老祖宗的做人智慧就藏在一枚铜钱中。
铜钱圆形,内部是一个方孔。做人应当像铜钱一样,内方外圆。
清代乾隆年间的纪晓岚认为,做人要“处世圆滑,内心中正,不同流合污而为人谦和”,其实这就是对 “内方外圆”的解释。
“内方”是指做人的棱角,做人有原则;“外圆”是指与人相处的圆润和机巧,与人相处的灵活性,乃是处世之道。
“外圆”,是为了减少阻力,是方法;“内方”,是立世之本,是实质。
如果一个人过分方方正正、有棱有角,只方不圆,必将碰得头破血流,处处有碍。
但是如果一个人八面玲珑,圆滑透顶,只圆不方,总是想让别人吃亏,自己占便宜,也必然会使别人心生疑虑,处处提防,最终将众叛亲离。
在《资治通鉴》中记载着这样一个故事,魏王攻陷了一座城池,大宴群臣。宴席之上,魏王问文武百官:“你们说我是明君呢,还是昏君呢?”
大多数的官员都是趋炎附势之人,纷纷说:“大王当然是一代明君了。”正当魏王飘飘然时,问到任座,正直的任座却说:“大王是昏君。”
魏王如被泼了一盆冷水,问:“为什么这样说?”任座回答说:“大王您获得了胜利,攻下了城池,没有按功劳分给您的弟弟,而是分给了您的儿子,可见您是昏君。”
魏王大怒,马上下令,将任座赶出去听候发落。接着问下一位臣子,这位大臣说:“大王是明君。”魏王心中暗喜,忙问:“为什么这样说?”
这位大臣说:“古人经常说,明君的手下多是些直臣,现在大王手下有像任座这样的直臣,可见大王是明君!”魏王听后,立刻把任座重新请进来赴宴。

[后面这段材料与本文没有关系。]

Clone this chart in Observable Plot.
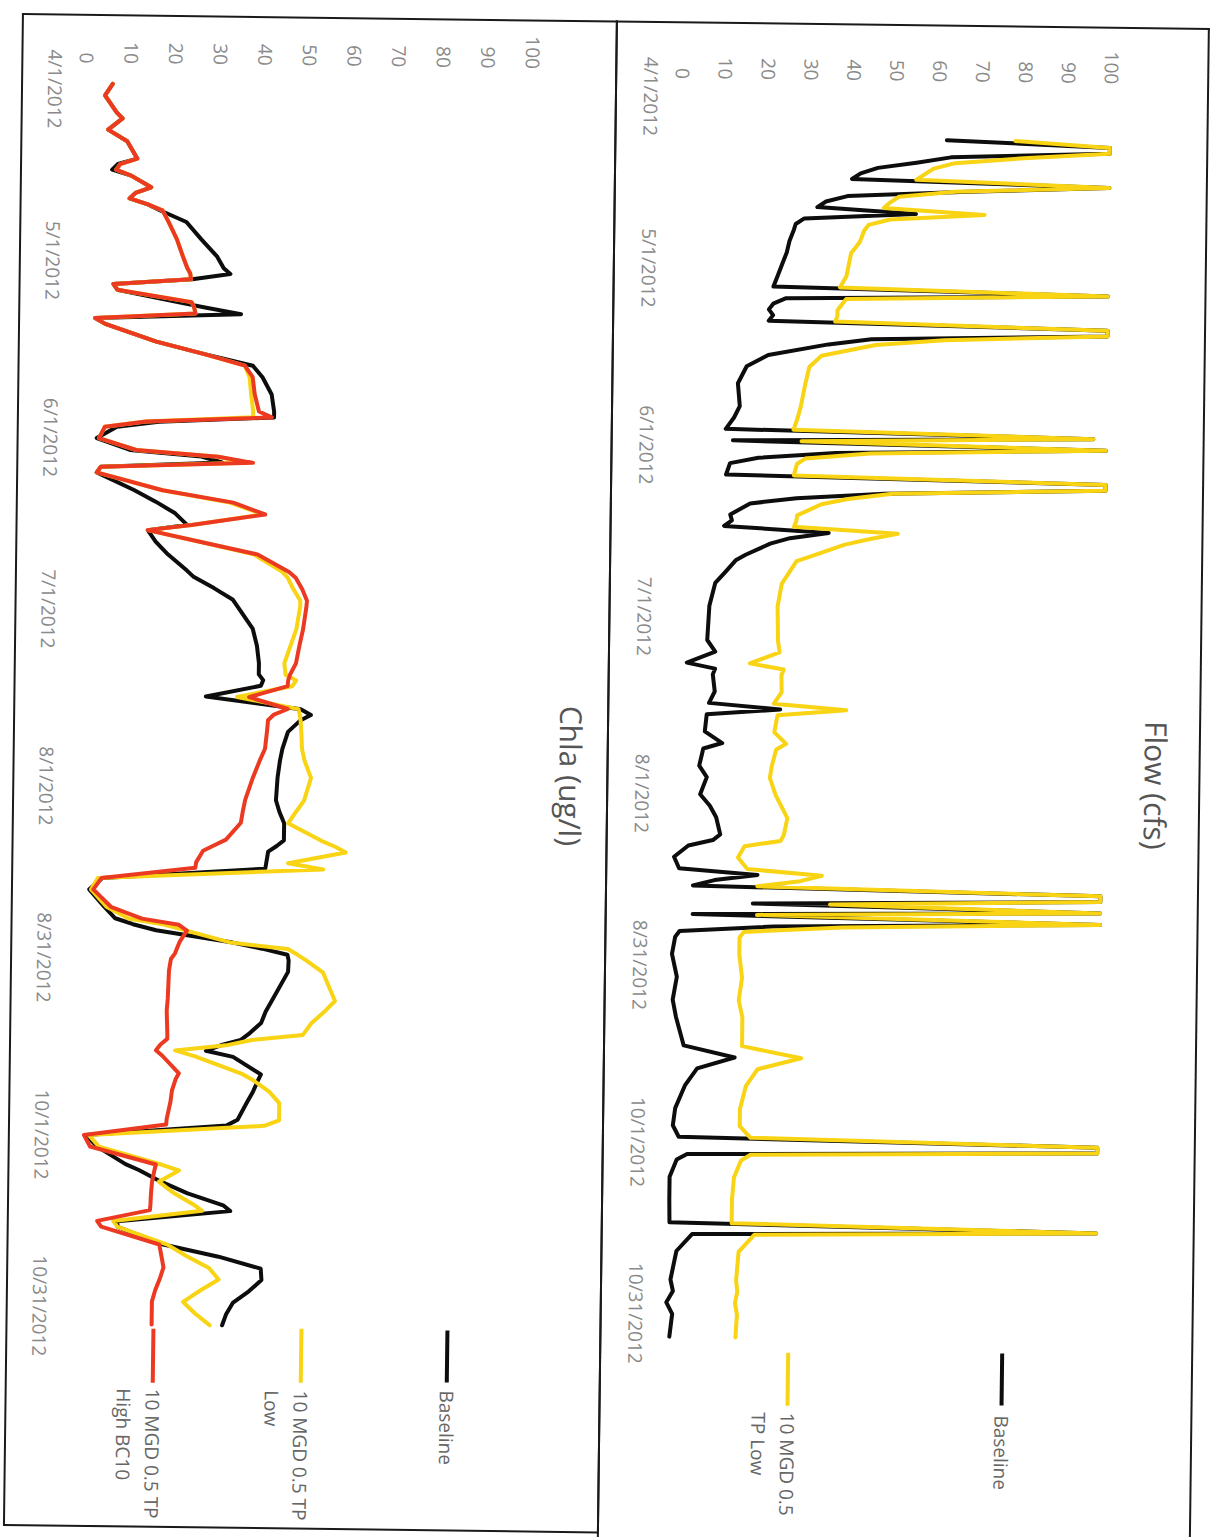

大多数官员是“只圆不方”的人,没有原则,没有操守,属于世故小人;任座则是“只方不圆”的人,说话不看场合,让对方下不来台,这样的人难免受到挫折,甚至杀身之祸;那位大臣就是“内方外圆”的人了,既没有抵触对方,又帮别人化解了矛盾,让对方很受用。
水没有固定的形态,在方形的容器里就是方的,在圆形的容器里就是圆的,这就是“随方就圆”。
“随方就圆”作为古人做事的智慧,指的是当方则方,当圆则圆,既勇往直前、坚持原则,又灵活变通、圆融自如。
北宋苏东坡早年也是渴望做些“达则兼善天下”的事情的,无奈一生多次被贬谪,所做事功有限。
有一次苏东坡拍着肚子问家人:“你们说,我这肚子里都是什么?”小丫鬟说是诗文,小书僮说是学问。苏东坡都摇头。这时侍妾朝云笑道:“我看老爷是一肚子的不合时宜!”
苏东坡确实是不合时宜的人。当王安石做宰相进行改革时,他是反对派,写诗讽喻改革中的问题,于是被打击,被贬官。
若干年后,司马光做宰相,全面否定王安石。苏东坡却站出来说王安石的政策并非一无是处,有些是可取的,于是又被打击,贬到了海南岛。
苏东坡自称“黑白太明,难以处众”,他独立思考、个性强、情绪化、天真、率直、忧国忧民、疾恶如仇、遇不平事则如鲠在喉不吐不快,这种性格决定了他只能成为伟大的文学家和艺术家。
晚清的曾国藩则是另一种情况,他在给弟弟的书信中吐露心声:“腹中虽也怀些不合时宜,却一味浑含,永不发露。”
曾国藩同样对于很多官场风气深恶痛绝,但是“势之所处,求退不能”,面上还是要随大溜,一个不字也不讲。
因为曾国藩能“随方就圆”,所以做事成功,成为有大事功的人物。
一根筋,认死理,钻牛角尖,事事计较,处处摩擦,往往只会碰得头破血流,一败涂地。只有“随方就圆”才是智慧与通达的成功之道。
在现实生活中,不能“随方就圆”,就像是四处棱角、静止不动的“口”字,缺失了机动灵活,死板迟钝,难以成事。
善于做事的人,会把那“口”字变成圆圈,留下一个圆满的结局;不善做事的人,事后只会留下一个缺口。